# 94 SE-R turbo kit



## abSE-Rd (Dec 28, 2005)

Anybody have advice on a turbo kit for a 94 SE-R. I have found so many that I cant decide.


----------



## psuLemon (Apr 23, 2003)

http://www.nissanforums.com/showthread.php?t=4361

read the sticky and research. you need to find one that will fit your goals.


----------



## 94sentragtr (Jan 5, 2004)

How much do you have to spend? If you never driven a boosted car I would say go for a T28 setup from a GTi-R. Stock boost is definately enough.


----------



## abSE-Rd (Dec 28, 2005)

*2500*

I have 2500 to spend. I was looking at the Extreme kit I found at Auto Parts Warehouse simply because everything I need is included. Ill be honest, I dont know that much about turboing a car. Plus I am a little nervous because the motor has 140000 miles on it. I am looking to pull the car off of the road in the spring and get it ready for a summer at Summit Point. That is my goal. I dont know if that will help you steer me in the right direction. Thanks alot!


----------



## abSE-Rd (Dec 28, 2005)

psuLemon said:


> http://www.nissanforums.com/showthread.php?t=4361
> 
> read the sticky and research. you need to find one that will fit your goals.
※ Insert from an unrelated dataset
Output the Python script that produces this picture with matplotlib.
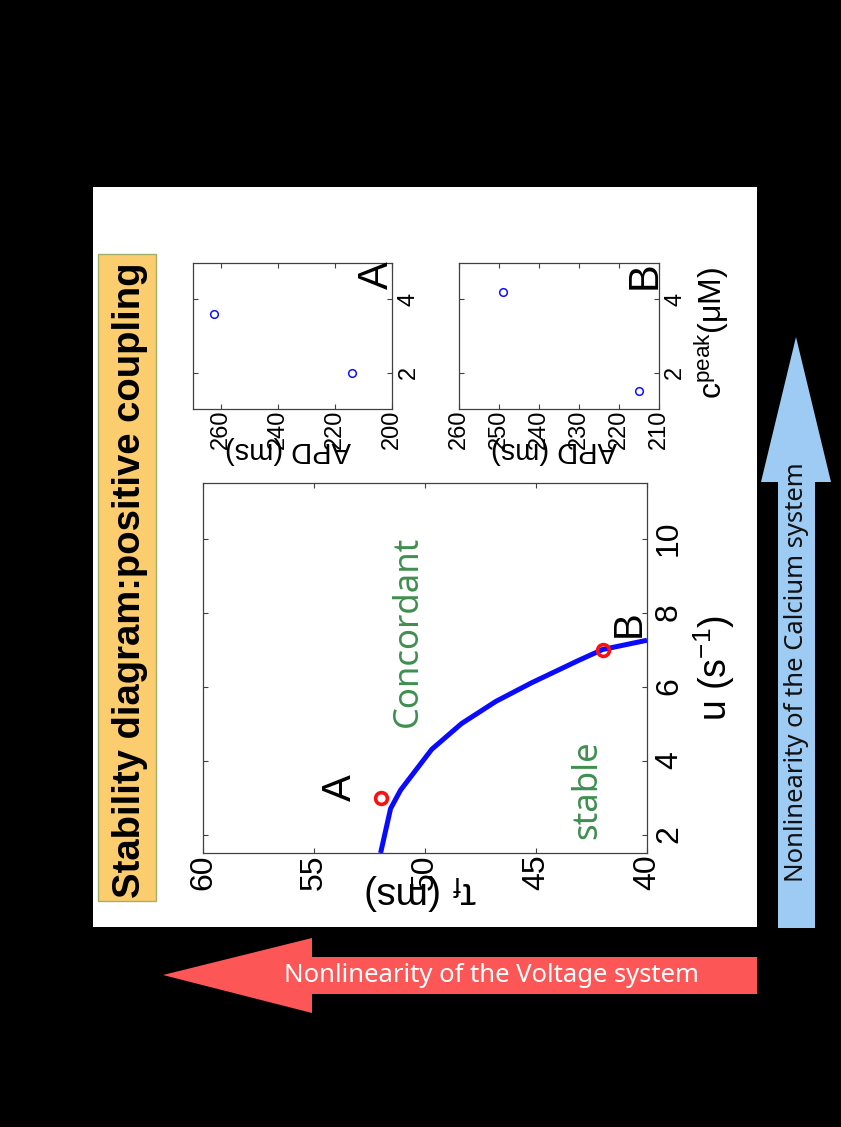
import matplotlib
matplotlib.use("Agg")
import matplotlib.pyplot as plt
from matplotlib.patches import Rectangle, Polygon

plt.rcParams['font.family'] = ['Liberation Sans', 'DejaVu Sans']
plt.rcParams['mathtext.default'] = 'regular'

NARROW = ['Liberation Sans Narrow', 'Liberation Sans']
GREEN = '#3f8f4f'

# stability boundary in the (u, tau_f) plane
u_curve = [1.5, 2.7, 3.2, 4.3, 5.0, 5.6, 6.1, 6.7, 7.0, 7.25]
tau_curve = [52.0, 51.55, 51.1, 49.7, 48.35, 46.8, 45.2, 43.1, 42.0, 40.0]

# the two sample parameter sets
pt_names = ['A', 'B']
pt_u = [3.0, 7.0]
pt_tau = [52.0, 42.0]

# APD vs calcium peak for each sample
cpeak_A = [2.0, 3.6]
apd_A = [214, 262.5]
cpeak_B = [1.5, 4.2]
apd_B = [215, 249]

tau_ticks = [60, 55, 50, 45, 40]
u_ticks = [2, 4, 6, 8, 10]
apd_ticks_A = [260, 240, 220, 200]
apd_ticks_B = [260, 250, 240, 230, 220, 210]
cpeak_ticks = [2, 4]


def style_axes(ax, fs, xpad, ypad):
    for s in ax.spines.values():
        s.set_color('#404040')
        s.set_linewidth(0.9)
    ax.yaxis.tick_right()
    ax.tick_params(direction='in', length=3.5, width=0.8, color='#404040',
                   top=True, bottom=True, left=True, right=True,
                   labelleft=False, labelright=True)
    ax.tick_params(axis='x', pad=xpad)
    ax.tick_params(axis='y', pad=ypad)
    for lbl in ax.get_xticklabels() + ax.get_yticklabels():
        lbl.set_rotation(90)
        lbl.set_fontfamily(NARROW)
        lbl.set_fontsize(fs)
    for lbl in ax.get_yticklabels():
        lbl.set_va('center')


W, H = 841, 1127
fig = plt.figure(figsize=(W / 100, H / 100), dpi=100, facecolor='black')

# slide background: white panel, title box and the two arrows
bg = fig.add_axes([0, 0, 1, 1], zorder=-1)
bg.set_xlim(0, W)
bg.set_ylim(H, 0)
bg.axis('off')
bg.add_patch(Rectangle((93, 187), 664, 740, fc='white', ec='none'))
bg.add_patch(Rectangle((98, 254), 58, 647, fc='#fccd6e', ec='#9fb06c', lw=1))
bg.text(130, 580, 'Stability diagram:positive coupling', rotation=90,
        ha='center', va='center', fontsize=27.5, fontweight='bold', color='black')

bg.add_patch(Polygon([(163, 975), (312, 938), (312, 957), (757, 957), (757, 994),
                      (312, 994), (312, 1013)], closed=True, fc='#fd5656', ec='none'))
bg.text(492, 976, 'Nonlinearity of the Voltage system', ha='center', va='center',
        fontsize=18.5, color='white', family=['Noto Sans', 'DejaVu Sans'])

bg.add_patch(Polygon([(796, 337), (831, 482), (815, 482), (815, 928), (778, 928),
                      (778, 482), (761, 482)], closed=True, fc='#9dcbf3', ec='none'))
bg.text(797, 672, 'Nonlinearity of the Calcium system', rotation=90, ha='center',
        va='center', fontsize=18.5, color='#111111', family=['Noto Sans', 'DejaVu Sans'])

# main stability diagram, drawn with tau_f across and u upward
ax = fig.add_axes([203 / W, 1 - 853 / H, 444 / W, 370 / H])
ax.plot(tau_curve, u_curve, color='#0a0aff', lw=3.6, solid_capstyle='butt')
ax.plot(pt_tau, pt_u, 'o', ms=8.5, mfc='none', mec='#ff1010', mew=2.6)
ax.set_xlim(60, 40)
ax.set_ylim(1.5, 11.5)
ax.set_xticks(tau_ticks)
ax.set_yticks(u_ticks)
style_axes(ax, 23, 1, 5)

ax.text(53.85, 3.27, 'A', rotation=90, ha='center', va='center', fontsize=29, family=NARROW)
ax.text(40.8, 7.7, 'B', rotation=90, ha='center', va='center', fontsize=29, family=NARROW)
ax.text(50.75, 7.5, 'Concordant', rotation=90, ha='center', va='center', fontsize=25,
        color=GREEN, family=['Noto Sans', 'DejaVu Sans'])
ax.text(42.7, 3.22, 'stable', rotation=90, ha='center', va='center', fontsize=25,
        color=GREEN, family=['Noto Sans', 'DejaVu Sans'])

ax.set_xlabel(r'$\tau_f$ (ms)', rotation=180, fontsize=28, va='center')
ax.xaxis.set_label_coords(0.491, -0.105)
ax.yaxis.set_label_position('right')
ax.set_ylabel(r'u (s$^{-1}$)', fontsize=27, family=NARROW)
ax.yaxis.set_label_coords(1.1, 0.5)

# APD against peak calcium for the two samples
panels = [
    (192.7, cpeak_A, apd_A, (270, 200), apd_ticks_A, 'A', 205.2),
    (459.0, cpeak_B, apd_B, (260, 210), apd_ticks_B, 'B', 213.5),
]
for left, cp, apd, xlim, xt, name, name_x in panels:
    sax = fig.add_axes([left / W, 1 - 409.3 / H, 199.5 / W, 146.6 / H])
    sax.plot(apd, cp, 'o', ms=5.5, mfc='none', mec='#1010ff', mew=1.1)
    sax.set_xlim(*xlim)
    sax.set_ylim(1, 5)
    sax.set_xticks(xt)
    sax.set_yticks(cpeak_ticks)
    style_axes(sax, 17, 0, 4)
    sax.text(name_x, 4.67, name, rotation=90, ha='center', va='center',
             fontsize=30, family=NARROW)
    sax.set_xlabel('APD (ms)', rotation=180, fontsize=21, va='center')
    sax.xaxis.set_label_coords(0.478, -0.28)
    if name == 'B':
        sax.yaxis.set_label_position('right')
        sax.set_ylabel(r'c$^{peak}$($\mu$M)', fontsize=23, family=NARROW)
        sax.yaxis.set_label_coords(1.17, 0.52)

fig.savefig('out.png', dpi=100, facecolor=fig.get_facecolor())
I am looking for the easiest setup that includes everything. My ultimate goal for the car is to take it off the street and run it at Summit Point. Thanks for the help!


----------



## psuLemon (Apr 23, 2003)

for 2500 you will never have a good kit. the extreme kit neglects to have proper tuning. Without the jwt ecu, you will not run properly. With the SAFC, you might get close, but you need to spend lots of time on a dyno. i would check out www.jgycustoms.com they have good kits and save some more money for the jwt ecu.


----------